Task prompt: Leaving out the pictures, retype the lines from the beginning of the listing through the line containing "const tickLabels = tickDates.slice();".

-- Supplied material start --

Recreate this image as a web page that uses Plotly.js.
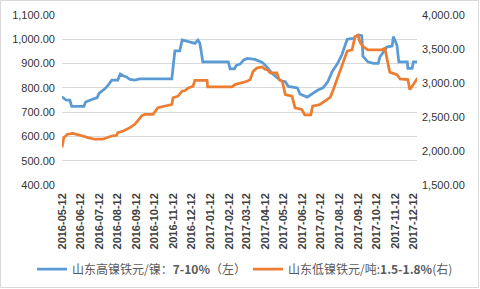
<!DOCTYPE html>
<html>
<head>
<meta charset="utf-8">
<script src="https://cdn.plot.ly/plotly-3.0.1.min.js"></script>
<style>
html,body{margin:0;padding:0;background:#fff;}
#chart{width:480px;height:289px;}
</style>
</head>
<body>
<div id="chart"></div>
<script>
// Tick categories (monthly)
const tickDates = ['2016-05-12','2016-06-12','2016-07-12','2016-08-12','2016-09-12','2016-10-12','2016-11-12','2016-12-12',
  '2017-01-12','2017-02-12','2017-03-12','2017-04-12','2017-05-12','2017-06-12','2017-07-12','2017-08-12','2017-09-12',
  '2017-10-12','2017-11-12','2017-12-12'];
const tickLabels = tickDates.slice();

// 山东高镍铁 元/镍 7-10% (left axis)
const highNiDates = ['2016-05-12','2016-05-19','2016-05-25','2016-05-28','2016-06-17','2016-06-20','2016-06-27','2016-07-05',
  '2016-07-09','2016-07-12','2016-07-22','2016-07-27','2016-08-02','2016-08-12','2016-08-16','2016-08-21','2016-08-26',
  '2016-09-01','2016-09-09','2016-09-17','2016-11-09','2016-11-14','2016-11-22','2016-11-26','2016-12-09','2016-12-17',
  '2016-12-22','2016-12-25','2016-12-27','2016-12-30','2017-02-10','2017-02-13','2017-02-20','2017-02-23','2017-03-02',
  '2017-03-07','2017-03-13','2017-03-26','2017-04-07','2017-04-15','2017-04-23','2017-04-28','2017-05-07','2017-05-15',
  '2017-05-20','2017-06-04','2017-06-08','2017-06-20','2017-06-25','2017-06-28','2017-07-07','2017-07-16','2017-07-24',
  '2017-07-31','2017-08-09','2017-08-16','2017-08-25','2017-09-04','2017-09-12','2017-09-18','2017-09-20','2017-09-28',
  '2017-10-07','2017-10-15','2017-10-18','2017-10-30','2017-11-07','2017-11-09','2017-11-15','2017-11-18','2017-12-02',
  '2017-12-03','2017-12-10','2017-12-12','2017-12-18'];
const highNiValues = [763,749,749,724,724,742,749,755,
  760,777,797,811,832,832,857,850,845,
  835,832,837,837,952,952,997,990,983,
  997,985,956,907,907,878,878,892,899,
  914,921,917,905,885,860,850,830,825,
  806,800,775,762,770,777,790,800,825,
  866,900,935,1000,1004,1018,1015,930,907,
  901,901,928,969,972,1011,976,907,907,
  880,880,907,907];

// 山东低镍铁 元/吨 1.5-1.8% (right axis)
const lowNiDates = ['2016-05-12','2016-05-15','2016-05-18','2016-05-21','2016-05-30','2016-06-07','2016-06-15','2016-06-24',
  '2016-07-05','2016-07-18','2016-07-25','2016-08-02','2016-08-10','2016-08-12','2016-08-21','2016-08-27','2016-09-01',
  '2016-09-09','2016-09-14','2016-09-21','2016-09-26','2016-10-09','2016-10-17','2016-11-01','2016-11-09','2016-11-11',
  '2016-11-19','2016-11-26','2016-12-01','2016-12-06','2016-12-14','2016-12-17','2017-01-06','2017-01-07','2017-02-16',
  '2017-02-21','2017-03-05','2017-03-13','2017-03-18','2017-03-23','2017-03-29','2017-04-07','2017-04-11','2017-04-16',
  '2017-04-20','2017-05-01','2017-05-05','2017-05-10','2017-05-15','2017-05-26','2017-05-31','2017-06-11','2017-06-16',
  '2017-06-26','2017-06-29','2017-07-11','2017-07-19','2017-07-28','2017-08-02','2017-08-08','2017-08-13','2017-08-18',
  '2017-08-25','2017-09-02','2017-09-07','2017-09-12','2017-09-15','2017-09-20','2017-09-28','2017-10-21','2017-10-26',
  '2017-10-31','2017-11-03','2017-11-15','2017-11-20','2017-12-03','2017-12-06','2017-12-12','2017-12-17','2017-12-19'];
const lowNiValues = [2051,2200,2221,2246,2260,2246,2221,2197,
  2173,2173,2197,2221,2231,2270,2294,2319,2343,
  2392,2440,2523,2538,2538,2636,2660,2684,2782,
  2806,2879,2890,2928,2952,3040,3040,2943,2943,
  2977,3001,3025,3050,3171,3220,3235,3206,3190,
  3148,3148,3050,3025,2830,2806,2636,2611,2530,
  2530,2660,2684,2733,2790,2900,3050,3196,3300,
  3470,3488,3683,3700,3600,3537,3488,3488,3510,
  3294,3160,3123,3060,3050,2903,2977,3050,3075];

const seriesNames = ['山东高镍铁元/镍：<b>7-10%</b>（左）', '山东低镍铁元/吨:<b>1.5-1.8%</b>(右)'];

const fontFam = '"Liberation Sans", "Noto Sans CJK SC", sans-serif';
const legFont = {size: 12, color: '#595959', family: '"Noto Sans CJK SC", "Liberation Sans", sans-serif'};

const traces = [
  {x: highNiDates, y: highNiValues, name: seriesNames[0], type: 'scatter', mode: 'lines',
   line: {color: '#5B9BD5', width: 2.75}, yaxis: 'y', legend: 'legend'},
  {x: lowNiDates, y: lowNiValues, name: seriesNames[1], type: 'scatter', mode: 'lines',
   line: {color: '#ED7D31', width: 2.75}, yaxis: 'y2', legend: 'legend2'}
];

const layout = {
  width: 480, height: 289,
  margin: {l: 62, r: 63, t: 15, b: 104},
  paper_bgcolor: '#fff', plot_bgcolor: '#fff',
  showlegend: true,
  font: {family: fontFam, color: '#404040', size: 11},
  xaxis: {
    type: 'date', range: ['2016-05-12', '2017-12-18'],
    tickmode: 'array', tickvals: tickDates, ticktext: tickLabels,
    tickangle: -90, tickfont: {size: 11, weight: 'bold', color: '#404040', family: fontFam},
    showgrid: false, zeroline: false, showline: false, ticks: '', ticklabelstandoff: 5
  },
  yaxis: {
    range: [400, 1100], dtick: 100, tick0: 400, tickformat: ',.2f',
    showgrid: true, gridcolor: '#D9D9D9', gridwidth: 1, zeroline: false, showline: false,
    tickfont: {size: 11, color: '#333333'}, ticks: '', ticklabelstandoff: 6
  },
  yaxis2: {
    range: [1500, 4000], dtick: 500, tick0: 1500, tickformat: ',.2f',
    overlaying: 'y', side: 'right', showgrid: false, zeroline: false, showline: false,
    tickfont: {size: 11, color: '#333333'}, ticks: '', ticklabelstandoff: 4
  },
  legend: {
    orientation: 'h', xref: 'container', yref: 'container',
    x: 32 / 480, xanchor: 'left', y: 1 - 269 / 289, yanchor: 'middle',
    font: legFont, bgcolor: 'rgba(0,0,0,0)', itemwidth: 30
  },
  legend2: {
    orientation: 'h', xref: 'container', yref: 'container',
    x: 248 / 480, xanchor: 'left', y: 1 - 269 / 289, yanchor: 'middle',
    font: legFont, bgcolor: 'rgba(0,0,0,0)', itemwidth: 30
  },
  shapes: [{
    type: 'rect', xref: 'paper', yref: 'paper',
    x0: (0.5 - 62) / 355, x1: (478.5 - 62) / 355,
    y0: (185 - 287.5) / 170, y1: (185 - 0.5) / 170,
    line: {color: '#D9D9D9', width: 1}, fillcolor: 'rgba(0,0,0,0)'
  }]
};

Plotly.newPlot('chart', traces, layout, {displayModeBar: false, staticPlot: true});
</script>
</body>
</html>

-- Supplied material end --

Solution:
Recreate this image as a web page that uses Plotly.js.
<!DOCTYPE html>
<html>
<head>
<meta charset="utf-8">
<script src="https://cdn.plot.ly/plotly-3.0.1.min.js"></script>
<style>
html,body{margin:0;padding:0;background:#fff;}
#chart{width:480px;height:289px;}
</style>
</head>
<body>
<div id="chart"></div>
<script>
// Tick categories (monthly)
const tickDates = ['2016-05-12','2016-06-12','2016-07-12','2016-08-12','2016-09-12','2016-10-12','2016-11-12','2016-12-12',
  '2017-01-12','2017-02-12','2017-03-12','2017-04-12','2017-05-12','2017-06-12','2017-07-12','2017-08-12','2017-09-12',
  '2017-10-12','2017-11-12','2017-12-12'];
const tickLabels = tickDates.slice();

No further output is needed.